## REQUIREMENTS
Retype, exactly as they stand, the lines from the start of the data to the line that contains "Chart.register(...registerables);", both ends included. Leave the pictures out.

## DATA EXCERPT
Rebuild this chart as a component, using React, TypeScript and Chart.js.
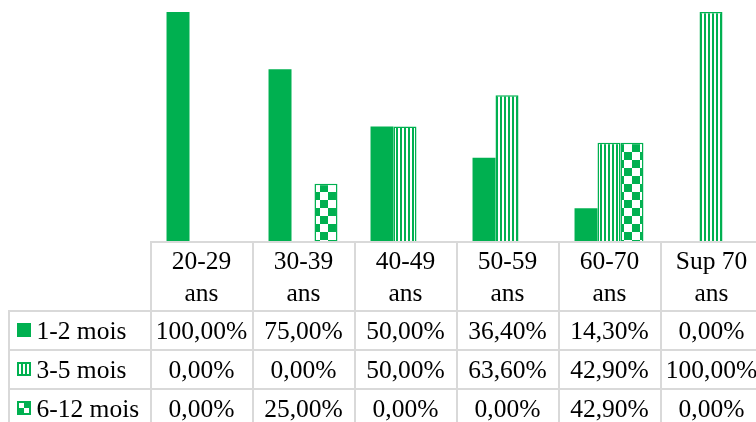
import React, { useEffect, useRef } from "react";
import { Chart, registerables } from "chart.js";

Chart.register(...registerables);

const categories: string[][] = [
  ["20-29", "ans"],
  ["30-39", "ans"],
  ["40-49", "ans"],
  ["50-59", "ans"],
  ["60-70", "ans"],
  ["Sup 70", "ans"],
];
const seriesNames = ["1-2 mois", "3-5 mois", "6-12 mois"];
const series1 = [100, 75, 50, 36.4, 14.3, 0];
const series2 = [0, 0, 50, 63.6, 42.9, 100];
const series3 = [0, 25, 0, 0, 42.9, 0];

const GREEN = "#00B050";
const GRID = "#d9d9d9";
const FONT = '25.5px "Liberation Serif", "Times New Roman", serif';

function fmt(v: number) {
  return v.toFixed(2).replace(".", ",") + "%";
}

function makeStripe(ctx: CanvasRenderingContext2D) {
  const c = document.createElement("canvas");
  c.width = 4;
  c.height = 4;
  const g = c.getContext("2d")!;
  g.fillStyle = "#ffffff";
  g.fillRect(0, 0, 4, 4);
  g.fillStyle = GREEN;
  g.fillRect(0, 0, 2, 4);
  return ctx.createPattern(c, "repeat")!;
}

function makeChecker(ctx: CanvasRenderingContext2D) {
  const c = document.createElement("canvas");
  c.width = 16;
  c.height = 16;
  const g = c.getContext("2d")!;
  g.fillStyle = "#ffffff";
  g.fillRect(0, 0, 16, 16);
  g.fillStyle = GREEN;
  g.fillRect(8, 0, 8, 8);
  g.fillRect(0, 8, 8, 8);
  return ctx.createPattern(c, "repeat")!;
}

const tablePlugin = {
  id: "dataTable",
  afterDraw(chart: any) {
    const { ctx, chartArea, scales } = chart;
    const x = scales.x;
    const n = categories.length;
    const step = x.getPixelForValue(1) - x.getPixelForValue(0);
    const left = x.getPixelForValue(0) - step / 2;
    const right = x.getPixelForValue(n - 1) + step / 2;
    const H = chart.height;
    const gridTop = chartArea.bottom + 1;
    const headerH = 69;
    const rowH = 39;
    const headerBottom = gridTop + headerH;
    const labelLeft = 9;

    ctx.save();
    ctx.strokeStyle = GRID;
    ctx.lineWidth = 2;
    ctx.beginPath();
    ctx.moveTo(left, gridTop);
    ctx.lineTo(right + 2, gridTop);
    for (let r = 0; r <= seriesNames.length + 1; r++) {
      const y = headerBottom + r * rowH;
      ctx.moveTo(labelLeft - 1, y);
      ctx.lineTo(right + 2, y);
    }
    for (let i = 0; i <= n; i++) {
      const xx = left + 1 + i * step;
      ctx.moveTo(xx, gridTop);
      ctx.lineTo(xx, H + 2);
    }
    ctx.moveTo(labelLeft, headerBottom);
    ctx.lineTo(labelLeft, H + 2);
    ctx.stroke();

    ctx.fillStyle = "#000";
    ctx.font = FONT;
    ctx.textAlign = "center";
    ctx.textBaseline = "alphabetic";
    categories.forEach((lines, i) => {
      const cx = x.getPixelForValue(i) + 0.5;
      lines.forEach((ln, k) => {
        ctx.fillText(ln, cx, gridTop + 27.3 + k * 31.4);
      });
    });

    const datasets = chart.data.datasets;
    datasets.forEach((ds: any, r: number) => {
      const rowTop = headerBottom + r * rowH;
      const base = rowTop + 28.3;
      ctx.fillStyle = "#000";
      ctx.textAlign = "center";
      (ds.data as number[]).forEach((v, i) => {
        ctx.fillText(fmt(v), x.getPixelForValue(i) + 0.5, base);
      });
      // legend key
      const kx = 17;
      const ky = rowTop + 12;
      ctx.save();
      ctx.translate(kx, ky);
      if (r === 2) {
        ctx.save();
        ctx.scale(14 / 16, 14 / 16);
        ctx.fillStyle = ds.backgroundColor;
        ctx.fillRect(0, 0, 16, 16);
        ctx.restore();
      } else {
        ctx.fillStyle = ds.backgroundColor;
        ctx.fillRect(0, 0, 14, 14);
      }
      if (r > 0) {
        ctx.strokeStyle = GREEN;
        ctx.lineWidth = 2;
        ctx.strokeRect(1, 1, 12, 12);
      }
      ctx.restore();
      ctx.fillStyle = "#000";
      ctx.textAlign = "left";
      ctx.fillText(ds.label, 36.5, base);
    });
    ctx.restore();
  },
};

export default function App() {
  const ref = useRef<HTMLCanvasElement | null>(null);
  useEffect(() => {
    const canvas = ref.current!;
    const ctx = canvas.getContext("2d")!;
    const stripe = makeStripe(ctx);
    const checker = makeChecker(ctx);
    const chart = new Chart(canvas, {
      type: "bar",
      data: {
        labels: categories.map((c) => c.join(" ")),
        datasets: [
          {
            label: seriesNames[0],
            data: series1,
            backgroundColor: GREEN,
            borderWidth: 0,
            categoryPercentage: 0.676,
            barPercentage: 1,
          },
          {
            label: seriesNames[1],
            data: series2,
            backgroundColor: stripe as any,
            borderColor: GREEN,
            borderWidth: 1.5,
            categoryPercentage: 0.676,
            barPercentage: 1,
          },
          {
            label: seriesNames[2],
            data: series3,
            backgroundColor: checker as any,
            borderColor: GREEN,
            borderWidth: 1.5,
            categoryPercentage: 0.676,
            barPercentage: 1,
          },
        ],
      },
      options: {
        responsive: false,
        animation: false,
        devicePixelRatio: 1,
        layout: { padding: { left: 150, right: 8, top: 12, bottom: 181 } },
        scales: {
          x: { display: false },
          y: { display: false, min: 0, max: 100 },
        },
        plugins: {
          legend: { display: false },
          tooltip: { enabled: false },
        },
      },
      plugins: [tablePlugin],
    });
    return () => chart.destroy();
  }, []);
  return (
    <div
      style={{
        position: "fixed",
        left: 0,
        top: 0,
        width: 756,
        height: 422,
        overflow: "hidden",
        background: "#fff",
      }}
    >
      <canvas ref={ref} width={770} height={422} style={{ display: "block", width: 770, height: 422 }} />
    </div>
  );
}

## RESULT OF THE EXERCISE
Rebuild this chart as a component, using React, TypeScript and Chart.js.
import React, { useEffect, useRef } from "react";
import { Chart, registerables } from "chart.js";

Chart.register(...registerables);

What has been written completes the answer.